NGZ-Online, 20. Dezember 2003
Jahrbuch im doppelten Umfang
Zum letzten Mal in alter Aufmachung erschienen
Totgesagte leben länger. Nach diesem Motto brachte der Förderverein des Clemens-Sels-Museums pünktlich zu Weihnachten das Neusser Jahrbuch heraus. Das knapp 90 Seiten umfassende Werk ist eine Doppelnummer für die Jahre 2002/03. Damit sind vorerst die Unsicherheiten beseitigt, ob das traditionsreiche Periodikum überhaupt noch einmal herausgegeben wird.

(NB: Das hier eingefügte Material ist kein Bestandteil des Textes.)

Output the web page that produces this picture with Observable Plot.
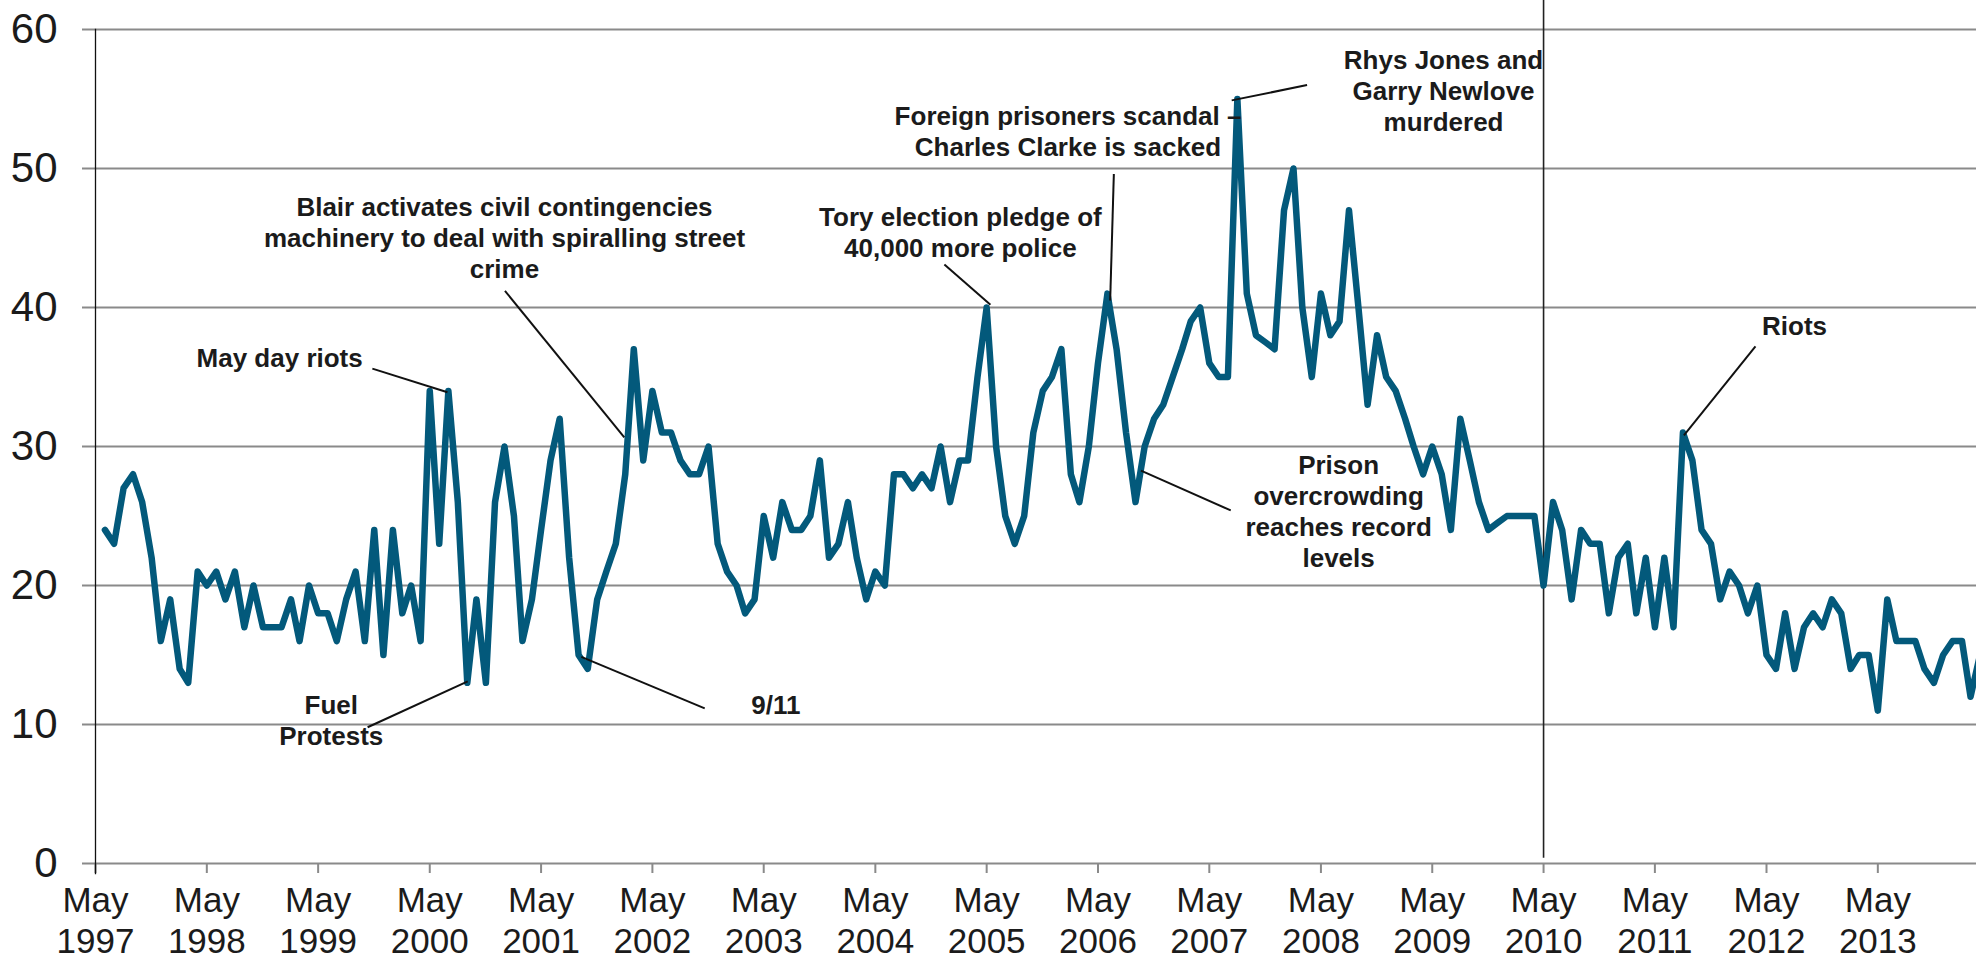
<!DOCTYPE html>
<html>
<head>
<meta charset="utf-8">
<script src="https://cdn.jsdelivr.net/npm/d3@7"></script>
<script src="https://cdn.jsdelivr.net/npm/@observablehq/plot@0.6"></script>
<style>
  html, body { margin: 0; padding: 0; background: #fff; }
  #chart svg { display: block; }
</style>
</head>
<body>
<div id="chart"></div>
<script>
// ---- data (monthly values, first point = June 1997) ----
const seriesStart = { year: 1997, month: 5 }; // June 1997 (0-based month)
const values = [
  24, 23, 27, 28, 26, 22, 16, 19, 14, 13,
  21, 20, 21, 19, 21, 17, 20, 17, 17, 17,
  19, 16, 20, 18, 18, 16, 19, 21, 16, 24,
  15, 24, 18, 20, 16, 34, 23, 34, 26, 13,
  19, 13, 26, 30, 25, 16, 19, 24, 29, 32,
  22, 15, 14, 19, 21, 23, 28, 37, 29, 34,
  31, 31, 29, 28, 28, 30, 23, 21, 20, 18,
  19, 25, 22, 26, 24, 24, 25, 29, 22, 23,
  26, 22, 19, 21, 20, 28, 28, 27, 28, 27,
  30, 26, 29, 29, 35, 40, 30, 25, 23, 25,
  31, 34, 35, 37, 28, 26, 30, 36, 41, 37,
  31, 26, 30, 32, 33, 35, 37, 39, 40, 36,
  35, 35, 55, 41, 38, 37.5, 37, 47, 50, 40,
  35, 41, 38, 39, 47, 40, 33, 38, 35, 34,
  32, 30, 28, 30, 28, 24, 32, 29, 26, 24,
  24.5, 25, 25, 25, 25, 20, 26, 24, 19, 24,
  23, 23, 18, 22, 23, 18, 22, 17, 22, 17,
  31, 29, 24, 23, 19, 21, 20, 18, 20, 15,
  14, 18, 14, 17, 18, 17, 19, 18, 14, 15,
  15, 11, 19, 16, 16, 16, 14, 13, 15, 16,
  16, 12, 15
];
const tickYears = [1997, 1998, 1999, 2000, 2001, 2002, 2003, 2004, 2005,
                   2006, 2007, 2008, 2009, 2010, 2011, 2012, 2013];
const tickMonthName = "May";
const yTicks = [0, 10, 20, 30, 40, 50, 60];
const markerMonth = { year: 2010, month: 4 }; // May 2010 vertical line

// annotations: m = months after May 1997, v = value at baseline of last line
const annotations = [
  { label: "Blair activates civil contingencies\nmachinery to deal with spiralling street\ncrime", m: 44.0, v: 42.1 },
  { label: "May day riots", m: 19.8, v: 35.7 },
  { label: "Fuel\nProtests", m: 25.4, v: 8.52 },
  { label: "9/11", m: 73.3, v: 10.74 },
  { label: "Tory election pledge of\n40,000 more police", m: 93.1, v: 43.6 },
  { label: "Foreign prisoners scandal –\nCharles Clarke is sacked", m: 104.7, v: 50.9 },
  { label: "Rhys Jones and\nGarry Newlove\nmurdered", m: 145.2, v: 52.7 },
  { label: "Prison\novercrowding\nreaches record\nlevels", m: 133.9, v: 21.3 },
  { label: "Riots", m: 183.0, v: 38.0 }
];
const leaders = [
  { m1: 44.05, v1: 41.2, m2: 56.9, v2: 30.65 },
  { m1: 29.8, v1: 35.6, m2: 37.9, v2: 33.9 },
  { m1: 29.3, v1: 9.8, m2: 40.05, v2: 13.1 },
  { m1: 52.3, v1: 14.86, m2: 65.6, v2: 11.16 },
  { m1: 91.4, v1: 43.1, m2: 96.4, v2: 40.2 },
  { m1: 109.7, v1: 49.6, m2: 109.3, v2: 40.5 },
  { m1: 130.5, v1: 56.0, m2: 122.4, v2: 54.9 },
  { m1: 112.6, v1: 28.27, m2: 122.3, v2: 25.4 },
  { m1: 178.8, v1: 37.2, m2: 171.1, v2: 30.8 }
];

// ---- helpers ----
const origin = { year: 1997, month: 4 }; // May 1997
function mo(m) {
  const i = Math.floor(m), f = m - i;
  const a = Date.UTC(origin.year, origin.month + i, 1);
  const b = Date.UTC(origin.year, origin.month + i + 1, 1);
  return new Date(a + f * (b - a));
}
const data = values.map((v, i) => ({
  date: new Date(Date.UTC(seriesStart.year, seriesStart.month + i, 1)),
  value: v
}));
const tickDates = tickYears.map(y => new Date(Date.UTC(y, 4, 1)));
const markerDate = new Date(Date.UTC(markerMonth.year, markerMonth.month, 1));

const font = "'Liberation Sans', Arial, Helvetica, sans-serif";
const lineColor = "#03597b";
const gridColor = "#8a8a8a";
const textColor = "#1b1b1b";

const chart = Plot.plot({
  width: 1976,
  height: 959,
  marginLeft: 95,
  marginRight: 0,
  marginTop: 29,
  marginBottom: 96,
  style: { fontFamily: font, background: "#fff", overflow: "visible" },
  x: { type: "utc", domain: [mo(0), mo(202.63)], axis: null },
  y: { type: "linear", domain: [0, 60], axis: null },
  marks: [
    // horizontal gridlines (extend left as tick stubs)
    Plot.ruleY(yTicks, { y: d => d, stroke: gridColor, strokeWidth: 2, insetLeft: -13 }),
    // x tick marks
    Plot.ruleX(tickDates, { x: d => d, y1: () => 0, y2: () => -10 / 13.9, stroke: gridColor, strokeWidth: 2 }),
    // May 2010 vertical line
    Plot.ruleX([markerDate], { x: d => d, y1: () => 0.37, y2: () => 62.1, stroke: "#222", strokeWidth: 1.6 }),
    // y axis line
    Plot.frame({ anchor: "left", stroke: "#111", strokeWidth: 1.3, insetBottom: -10 }),
    // series line
    Plot.line(data, { x: "date", y: "value", stroke: lineColor, strokeWidth: 6.5,
                      strokeLinejoin: "round", strokeLinecap: "round", clip: true }),
    // leader lines
    Plot.link(leaders, { x1: d => mo(d.m1), y1: "v1", x2: d => mo(d.m2), y2: "v2",
                         stroke: "#111", strokeWidth: 2 }),
    // annotation labels
    Plot.text(annotations, { x: d => mo(d.m), y: "v", text: "label", lineAnchor: "bottom",
                             lineHeight: 1.2, fontSize: 26, fontWeight: "bold", fill: textColor,
                             textAnchor: "middle" }),
    // y tick labels
    Plot.text(yTicks, { x: () => mo(0), y: d => d, text: d => String(d), textAnchor: "end", dx: -38,
                        fontSize: 42, fill: textColor }),
    // x tick labels
    Plot.text(tickDates, { x: d => d, y: () => 0, text: d => `${tickMonthName}\n${d.getUTCFullYear()}`,
                           lineAnchor: "bottom", lineHeight: 1.17, dy: 89, fontSize: 35,
                           fill: textColor, textAnchor: "middle" })
  ]
});
document.getElementById("chart").appendChild(chart);
</script>
</body>
</html>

"Im kommenden Jahr werden wir eine Neukonzeption vorstellen", sagte gestern Archivleiter Dr. Jens Metzdorf bei der offiziellen Vorstellung des Jahrbuches im Foyer des Museums. Doch zunächst können sich die interessierten Neusser über das letzte Jahrbuch alten Typs freuen, das tatsächlich auch doppelt so umfangreich ist, wie seine Vorgänger. Wie das Clemens-Sels-Museum selbst, ist es auch ein Mehrspartenwerk: Kunst, Kunstgeschichte und Heimatgeschichte finden sich darin wieder.
Zu den Autoren gehören neben der redaktionellen Leiterin, Dr. Gisela Götte, ebenfalls die beiden ehemaligen Museumsdirektoren Dr. Irmgard Feldhaus und Dr. Max Tauch, die damit auch ihre Verbundenheit mit dem 1957 erstmals erschienen Jahrbuchs zum Ausdruck bringen. Die derzeitige Museumschefin, Dr. Christiane Zangs, eröffnet die Doppelnummer mit einem Beitrag über die geplante Erweiterung ihres Hauses.
"Neue Wände braucht die Kunst", lautet ihre Überschrift. Mit gleich drei Artikeln ist der Archäologe des Museums, Dr. Carl Pause vertreten, der durch intensive wissenschaftliche Arbeiten zu neuen Einsichten in die frühe Stadtgeschichte gefunden hat. So wird zum Beispiel das tägliche Leben der römischen Soldaten im Legionslager Novaesium durch seine Zeilen wieder lebendig. Einen zentralen Beitrag liefert sicherlich Dr. Jens Metzdorf.
Der Leiter des Stadtarchivs wagt einen Ausblick auf das kommende Jahr, in dem sich der Einmarsch der französischen Revolutionstruppen 1794 jährt. "Am Anfang war Napoleon", zitiert er den Historiker Nipperdey. Metzdorf schlägt den Bogen von der "Französischen Gesinnung" zu den "Rheinischen Institutionen". Dabei zeichnet er anschaulich nach, wie der Kulturbruch vom Ancien Regime zur modernen Zeit der nachrevolutionären Ära das Rheinland geprägt hat. Eine besondere Erwerbung gelang dem Clemens-Sels-Museum mit dem Porträt der Claire Wohlthat von Wolfgang Schmurr.
Eine schöne Betrachtung dieses ausdrucksstarken Ölgemäldes aus dem Jahre 1943 schrieb Feldhaus. Claire Wohltat war eine geborene Hesemann, entstammte also einer alten Neusser Familie. Enge Beziehungen pflegte Feldhaus zu ihrer alten Freundin Marga Groove-Markovic. Der kürzlich verstorbenen Künstlerin widmet Feldhaus einen persönlichen Nachruf. Bereits 1990 stand das Jahrbuch beinahe vor dem Aus.
"Grosse-Brockhoff wollte es einstellen", erinnerte sich Tauch an den Plan des damaligen Kulturdezernenten. Der Etatansatz wurde auch gestrichen, aber Tauch hielt an der Publikation fest und nahm die Gelder aus dem laufenden Etat. "Früher hat die Stadt das Jahrbuch aktiv unterstützt und zahlreiche Bände angekauft, um sie zu verschenken", berichtet Tauch. So erhielten alle Stadtverordneten die Schrift. Heute müht sich der Museumsverein, die Kosten zu decken.
"Ohne die Unterstützung des Rotary-Clubs wäre die Doppelnummer nicht möglich gewesen", sagte Museumsvereins-Vorsitzender Dr. Hans-Georg Monßen. Zukünftig will sich der Verein von dem Projekt verabschieden. Stadtarchiv und Museum wollen es übernehmen. Ob der Stadtrat das traditionsreiche Periodikum in Zukunft unterstützen wird, ist offen.